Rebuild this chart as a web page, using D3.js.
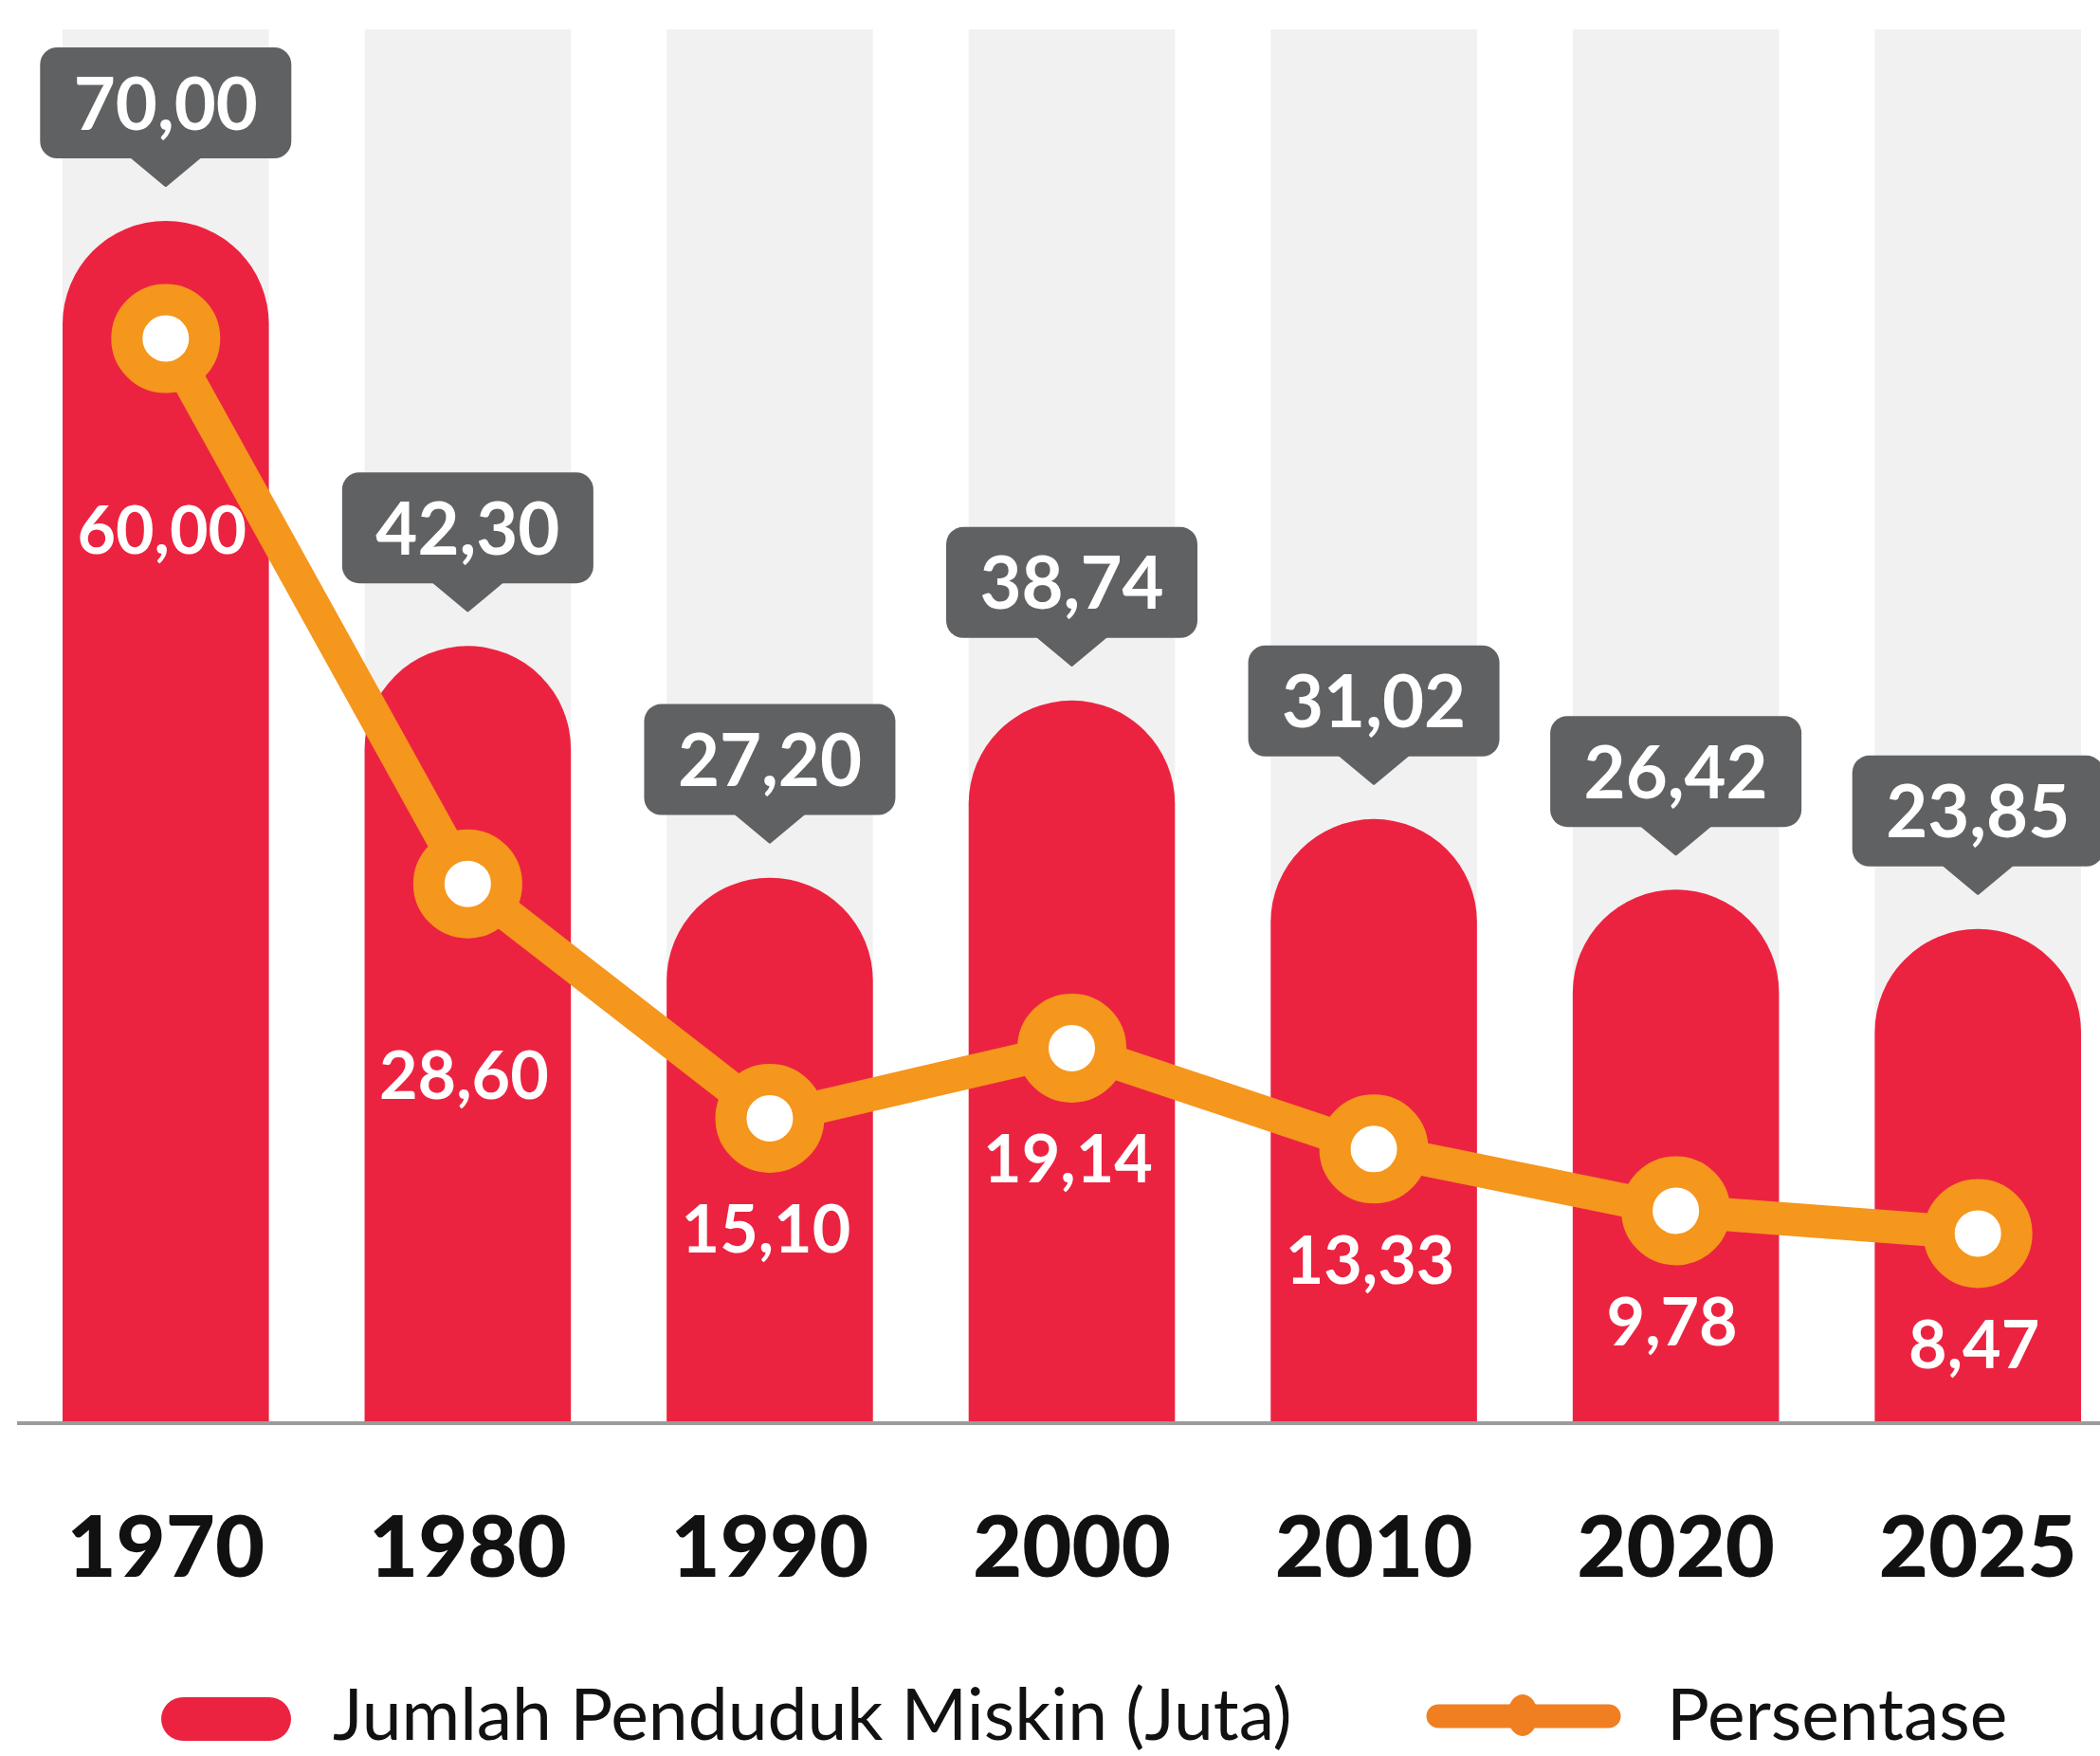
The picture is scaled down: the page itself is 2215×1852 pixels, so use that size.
<!DOCTYPE html>
<html>
<head>
<meta charset="utf-8">
<script src="https://cdn.jsdelivr.net/npm/d3@7"></script>
<style>
  body { margin: 0; background: #fff; }
  svg { display: block; font-family: Lato, "Open Sans", sans-serif; }
</style>
</head>
<body>
<svg width="2215" height="1852"></svg>
<script>
const svg = d3.select("svg");

const width = +svg.attr("width");
const height = +svg.attr("height");

const years = ["1970", "1980", "1990", "2000", "2010", "2020", "2025"];
const poorMillions = [70.00, 42.30, 27.20, 38.74, 31.02, 26.42, 23.85];
const poorPercent = [60.00, 28.60, 15.10, 19.14, 13.33, 9.78, 8.47];
const legendLabels = ["Jumlah Penduduk Miskin (Juta)", "Persentase"];

const rows = years.map(function(y, i) {
    return {year: y, jumlah: poorMillions[i], persen: poorPercent[i]};
});

const red = "#ec2340";
const orange = "#f5961d";
const boxGrey = "#606163";

const baseY = 1500;
const colTop = 31;

const fmt = d3.formatLocale({decimal: ",", thousands: ".", grouping: [3], currency: ["Rp", ""]})
    .format(".2f");

//====== Scales ======

const x = d3.scaleBand()
    .domain(years)
    .range([66, 2195])
    .paddingInner(0.317)
    .paddingOuter(0);

// the bars and the line each have their own (hidden) value axis
const yBar = d3.scaleLinear()
    .domain([-8.3, 70])
    .range([baseY, 233]);

const yLine = d3.scaleLinear()
    .domain([-2.4, 60])
    .range([baseY, 357]);

const bw = x.bandwidth();
const r = bw / 2;

//====== Background columns ======

svg.append("g")
    .selectAll("rect")
    .data(rows)
    .enter().append("rect")
        .attr("x", function(d) { return x(d.year) })
        .attr("y", colTop)
        .attr("width", bw)
        .attr("height", baseY - colTop)
        .attr("fill", "#f1f1f1");

//====== Bars (rounded tops) ======

svg.append("g")
    .selectAll("path")
    .data(rows)
    .enter().append("path")
        .attr("fill", red)
        .attr("d", function(d) {
            const x0 = x(d.year), top = yBar(d.jumlah);
            return "M" + x0 + "," + baseY
                + "V" + (top + r)
                + "A" + r + "," + r + " 0 0 1 " + (x0 + bw) + "," + (top + r)
                + "V" + baseY + "Z";
        });

// baseline
svg.append("line")
    .attr("x1", 18)
    .attr("x2", width)
    .attr("y1", baseY + 1)
    .attr("y2", baseY + 1)
    .attr("stroke", "#9b9b9b")
    .attr("stroke-width", 4);

//====== Grey call-out labels above bars ======

const boxW = 265, boxH = 117;

const callout = svg.append("g")
    .selectAll("g")
    .data(rows)
    .enter().append("g")
        .attr("transform", function(d) {
            return "translate(" + (x(d.year) + bw / 2) + "," + (yBar(d.jumlah) - 36) + ")";
        });

callout.append("rect")
    .attr("x", -boxW / 2)
    .attr("y", -30 - boxH)
    .attr("width", boxW)
    .attr("height", boxH)
    .attr("rx", 18)
    .attr("fill", boxGrey);

callout.append("path")
    .attr("d", "M-36,-32 L0,-2 L36,-32 Z")
    .attr("fill", boxGrey)
    .attr("stroke", boxGrey)
    .attr("stroke-width", 4)
    .attr("stroke-linejoin", "round");

callout.append("text")
    .attr("x", 0)
    .attr("y", -30 - boxH / 2 + 28)
    .attr("text-anchor", "middle")
    .attr("fill", "#fff")
    .attr("font-size", 76)
    .attr("font-weight", 700)
    .text(function(d) { return fmt(d.jumlah) });

//====== Percentage line ======

const line = d3.line()
    .x(function(d) { return x(d.year) + bw / 2 })
    .y(function(d) { return yLine(d.persen) });

svg.append("path")
    .datum(rows)
    .attr("d", line)
    .attr("fill", "none")
    .attr("stroke", orange)
    .attr("stroke-width", 35)
    .attr("stroke-linejoin", "round");

svg.append("g")
    .selectAll("circle")
    .data(rows)
    .enter().append("circle")
        .attr("cx", function(d) { return x(d.year) + bw / 2 })
        .attr("cy", function(d) { return yLine(d.persen) })
        .attr("r", 41)
        .attr("fill", "#fff")
        .attr("stroke", orange)
        .attr("stroke-width", 33);

// labels under the points, pushed further down where the line drops steeply
function labelOffset(d, i) {
    const next = rows[i + 1];
    const drop = next ? yLine(next.persen) - yLine(d.persen) : 0;
    return 142 + (drop > 150 ? 85 : 0);
}

svg.append("g")
    .selectAll("text")
    .data(rows)
    .enter().append("text")
        .attr("x", function(d) { return x(d.year) + bw / 2 - 4 })
        .attr("y", function(d, i) { return yLine(d.persen) + labelOffset(d, i) })
        .attr("text-anchor", "middle")
        .attr("fill", "#fff")
        .attr("font-size", 70)
        .attr("font-weight", 700)
        .text(function(d) { return fmt(d.persen) });

//====== Year axis ======

const xAxis = svg.append("g")
    .attr("transform", "translate(0," + baseY + ")")
    .call(d3.axisBottom(x).tickSize(0).tickPadding(163));

xAxis.select(".domain").remove();
xAxis.selectAll("text")
    .attr("font-family", "Lato, sans-serif")
    .attr("font-size", 90)
    .attr("font-weight", 900)
    .attr("fill", "#111")
    .attr("dy", 0);

//====== Legend ======

const legend = svg.append("g");

legend.append("rect")
    .attr("x", 170)
    .attr("y", 1790)
    .attr("width", 137)
    .attr("height", 46)
    .attr("rx", 23)
    .attr("fill", red);

legend.append("text")
    .attr("x", 351)
    .attr("y", 1835)
    .attr("font-size", 75)
    .attr("fill", "#111")
    .text(legendLabels[0]);

legend.append("line")
    .attr("x1", 1517)
    .attr("x2", 1697)
    .attr("y1", 1810)
    .attr("y2", 1810)
    .attr("stroke", "#f07f22")
    .attr("stroke-width", 25)
    .attr("stroke-linecap", "round");

legend.append("ellipse")
    .attr("cx", 1606)
    .attr("cy", 1809)
    .attr("rx", 16)
    .attr("ry", 22)
    .attr("fill", "#f07f22");

legend.append("text")
    .attr("x", 1758)
    .attr("y", 1835)
    .attr("font-size", 75)
    .attr("fill", "#111")
    .text(legendLabels[1]);
</script>
</body>
</html>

******************************

• [GOAL]:
Set the data above down again exactly as given, with no pictures.

• [RIGHT ANSWER]:
Rebuild this chart as a web page, using D3.js.
The picture is scaled down: the page itself is 2215×1852 pixels, so use that size.
<!DOCTYPE html>
<html>
<head>
<meta charset="utf-8">
<script src="https://cdn.jsdelivr.net/npm/d3@7"></script>
<style>
  body { margin: 0; background: #fff; }
  svg { display: block; font-family: Lato, "Open Sans", sans-serif; }
</style>
</head>
<body>
<svg width="2215" height="1852"></svg>
<script>
const svg = d3.select("svg");

const width = +svg.attr("width");
const height = +svg.attr("height");

const years = ["1970", "1980", "1990", "2000", "2010", "2020", "2025"];
const poorMillions = [70.00, 42.30, 27.20, 38.74, 31.02, 26.42, 23.85];
const poorPercent = [60.00, 28.60, 15.10, 19.14, 13.33, 9.78, 8.47];
const legendLabels = ["Jumlah Penduduk Miskin (Juta)", "Persentase"];

const rows = years.map(function(y, i) {
    return {year: y, jumlah: poorMillions[i], persen: poorPercent[i]};
});

const red = "#ec2340";
const orange = "#f5961d";
const boxGrey = "#606163";

const baseY = 1500;
const colTop = 31;

const fmt = d3.formatLocale({decimal: ",", thousands: ".", grouping: [3], currency: ["Rp", ""]})
    .format(".2f");

//====== Scales ======

const x = d3.scaleBand()
    .domain(years)
    .range([66, 2195])
    .paddingInner(0.317)
    .paddingOuter(0);

// the bars and the line each have their own (hidden) value axis
const yBar = d3.scaleLinear()
    .domain([-8.3, 70])
    .range([baseY, 233]);

const yLine = d3.scaleLinear()
    .domain([-2.4, 60])
    .range([baseY, 357]);

const bw = x.bandwidth();
const r = bw / 2;

//====== Background columns ======

svg.append("g")
    .selectAll("rect")
    .data(rows)
    .enter().append("rect")
        .attr("x", function(d) { return x(d.year) })
        .attr("y", colTop)
        .attr("width", bw)
        .attr("height", baseY - colTop)
        .attr("fill", "#f1f1f1");

//====== Bars (rounded tops) ======

svg.append("g")
    .selectAll("path")
    .data(rows)
    .enter().append("path")
        .attr("fill", red)
        .attr("d", function(d) {
            const x0 = x(d.year), top = yBar(d.jumlah);
            return "M" + x0 + "," + baseY
                + "V" + (top + r)
                + "A" + r + "," + r + " 0 0 1 " + (x0 + bw) + "," + (top + r)
                + "V" + baseY + "Z";
        });

// baseline
svg.append("line")
    .attr("x1", 18)
    .attr("x2", width)
    .attr("y1", baseY + 1)
    .attr("y2", baseY + 1)
    .attr("stroke", "#9b9b9b")
    .attr("stroke-width", 4);

//====== Grey call-out labels above bars ======

const boxW = 265, boxH = 117;

const callout = svg.append("g")
    .selectAll("g")
    .data(rows)
    .enter().append("g")
        .attr("transform", function(d) {
            return "translate(" + (x(d.year) + bw / 2) + "," + (yBar(d.jumlah) - 36) + ")";
        });

callout.append("rect")
    .attr("x", -boxW / 2)
    .attr("y", -30 - boxH)
    .attr("width", boxW)
    .attr("height", boxH)
    .attr("rx", 18)
    .attr("fill", boxGrey);

callout.append("path")
    .attr("d", "M-36,-32 L0,-2 L36,-32 Z")
    .attr("fill", boxGrey)
    .attr("stroke", boxGrey)
    .attr("stroke-width", 4)
    .attr("stroke-linejoin", "round");

callout.append("text")
    .attr("x", 0)
    .attr("y", -30 - boxH / 2 + 28)
    .attr("text-anchor", "middle")
    .attr("fill", "#fff")
    .attr("font-size", 76)
    .attr("font-weight", 700)
    .text(function(d) { return fmt(d.jumlah) });

//====== Percentage line ======

const line = d3.line()
    .x(function(d) { return x(d.year) + bw / 2 })
    .y(function(d) { return yLine(d.persen) });

svg.append("path")
    .datum(rows)
    .attr("d", line)
    .attr("fill", "none")
    .attr("stroke", orange)
    .attr("stroke-width", 35)
    .attr("stroke-linejoin", "round");

svg.append("g")
    .selectAll("circle")
    .data(rows)
    .enter().append("circle")
        .attr("cx", function(d) { return x(d.year) + bw / 2 })
        .attr("cy", function(d) { return yLine(d.persen) })
        .attr("r", 41)
        .attr("fill", "#fff")
        .attr("stroke", orange)
        .attr("stroke-width", 33);

// labels under the points, pushed further down where the line drops steeply
function labelOffset(d, i) {
    const next = rows[i + 1];
    const drop = next ? yLine(next.persen) - yLine(d.persen) : 0;
    return 142 + (drop > 150 ? 85 : 0);
}

svg.append("g")
    .selectAll("text")
    .data(rows)
    .enter().append("text")
        .attr("x", function(d) { return x(d.year) + bw / 2 - 4 })
        .attr("y", function(d, i) { return yLine(d.persen) + labelOffset(d, i) })
        .attr("text-anchor", "middle")
        .attr("fill", "#fff")
        .attr("font-size", 70)
        .attr("font-weight", 700)
        .text(function(d) { return fmt(d.persen) });

//====== Year axis ======

const xAxis = svg.append("g")
    .attr("transform", "translate(0," + baseY + ")")
    .call(d3.axisBottom(x).tickSize(0).tickPadding(163));

xAxis.select(".domain").remove();
xAxis.selectAll("text")
    .attr("font-family", "Lato, sans-serif")
    .attr("font-size", 90)
    .attr("font-weight", 900)
    .attr("fill", "#111")
    .attr("dy", 0);

//====== Legend ======

const legend = svg.append("g");

legend.append("rect")
    .attr("x", 170)
    .attr("y", 1790)
    .attr("width", 137)
    .attr("height", 46)
    .attr("rx", 23)
    .attr("fill", red);

legend.append("text")
    .attr("x", 351)
    .attr("y", 1835)
    .attr("font-size", 75)
    .attr("fill", "#111")
    .text(legendLabels[0]);

legend.append("line")
    .attr("x1", 1517)
    .attr("x2", 1697)
    .attr("y1", 1810)
    .attr("y2", 1810)
    .attr("stroke", "#f07f22")
    .attr("stroke-width", 25)
    .attr("stroke-linecap", "round");

legend.append("ellipse")
    .attr("cx", 1606)
    .attr("cy", 1809)
    .attr("rx", 16)
    .attr("ry", 22)
    .attr("fill", "#f07f22");

legend.append("text")
    .attr("x", 1758)
    .attr("y", 1835)
    .attr("font-size", 75)
    .attr("fill", "#111")
    .text(legendLabels[1]);
</script>
</body>
</html>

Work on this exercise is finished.